The problem is that the east end zone nearly abuts the right field wall, which has been heavily padded. The field was laid out east-west for the first football game at Wrigley since the Bears left for Soldier Field in 1970; back then, Bears games were played north-south, but there wasn't much room then, either The Illini and Wildcats will run their offenses toward the west end zone, which ends not far from the dugout. All kickoffs will go the other way and after change in possessions, referees will reposition the ball to point offenses to the west.

For the players, the confines will be more tight than friendly. A spot near the southwest corner of the field is only a few feet from another padded portion of the wall, and the tight quarters could affect the play-calling.

Wrigley Field is dressed for the occasion. It's been 40 years since the historic home of the Chicago Cubs hosted a football game and more than 70 since two college teams met, but all that will change when Northwestern hosts Illinois on Saturday.

"It'll probably only happen once in your life, getting to play in a place so special as Wrigley Field," Illinois quarterback Nathan Steelhaase said. Beyond the novelty, there's the reality that this is an important game for both teams.

It will be the first start for Wildcats freshman Evan Watkins after Dan Persa ruptured his right Achilles tendon on the go-ahead touchdown pass against Iowa last week.
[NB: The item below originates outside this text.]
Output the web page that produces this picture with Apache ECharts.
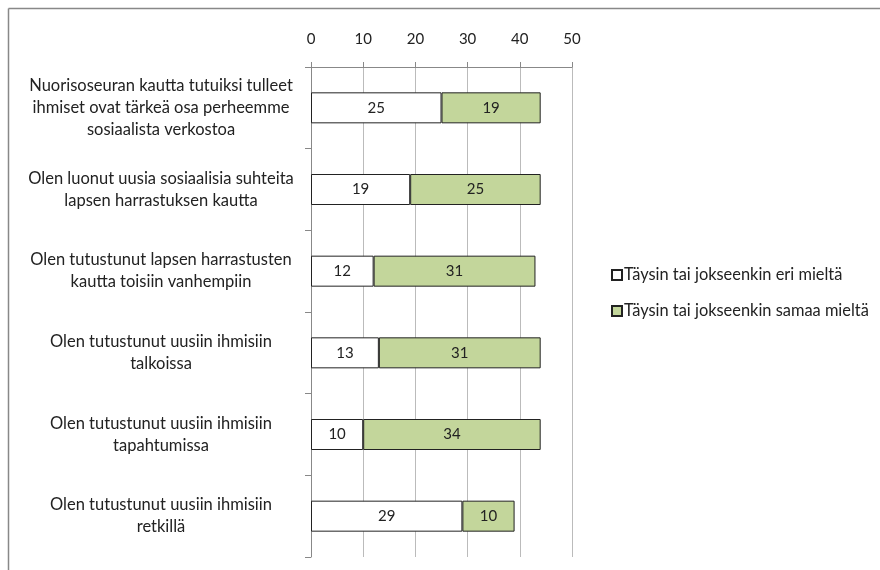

Illinois needs to beat Northwestern (7-3, 3-3 Big Ten) or Fresno State next week to become bowl-eligible and possibly save coach Ron Zook's job.He was under an improve-or-else mandate from athletic director Ron Guenther following a 3-9 season that led to much of the staff being fired, and until recently, it looked like the Illini (5-5, 3-4) had done just that.

Now, it's open to debate. Two straight losses after a 5-3 start have erased much of the goodwill and left fans jamming chat rooms and message boards with their gripes. As if a 67-65 triple-overtime loss to Michigan wasn't disappointing enough, falling 38-34 to lowly Minnesota last week really riled them, and much of the anger is being directed at Zook.

"For the first eight games of the season we've tackled as well as anybody I've ever been around, and the last two weeks we
haven't," Zook said.

At least they'll be facing an untested quarterback. Persa's injury was a huge blow for Northwestern, which wants to get to a bowl and win one for the first time since the 1949 Rose Bowl. They've had postseason losses the past two years.

Then again, the Wildcats have been here before and come out in decent shape, whether it was Mike Kafka taking over for C.J. Bacher
or Persa filling in for Kafka in recent years. Now, they're turning to Watkins, a 6-6 freshman who has played sparingly. "I'm pretty excited about the opportunity ahead of me so I've got a lot of energy and I can't stop thinking about it," he said. "I'm going to be excited but you just need to stay focused and prevent any distractions you can, keep your mind on winning and what you have to do."

Coach Pat Fitzgerald called Watkins a dual threat, with his mobility and strong arm, and has plenty of confidence. At least he will be sharing the spotlight with the ballpark. The home of the Chicago Bears for a half century, Wrigley has hosted concerts and the NHL's Winter Classic in recent years but no football games since the Bears left for Soldier Field after the 1970 season.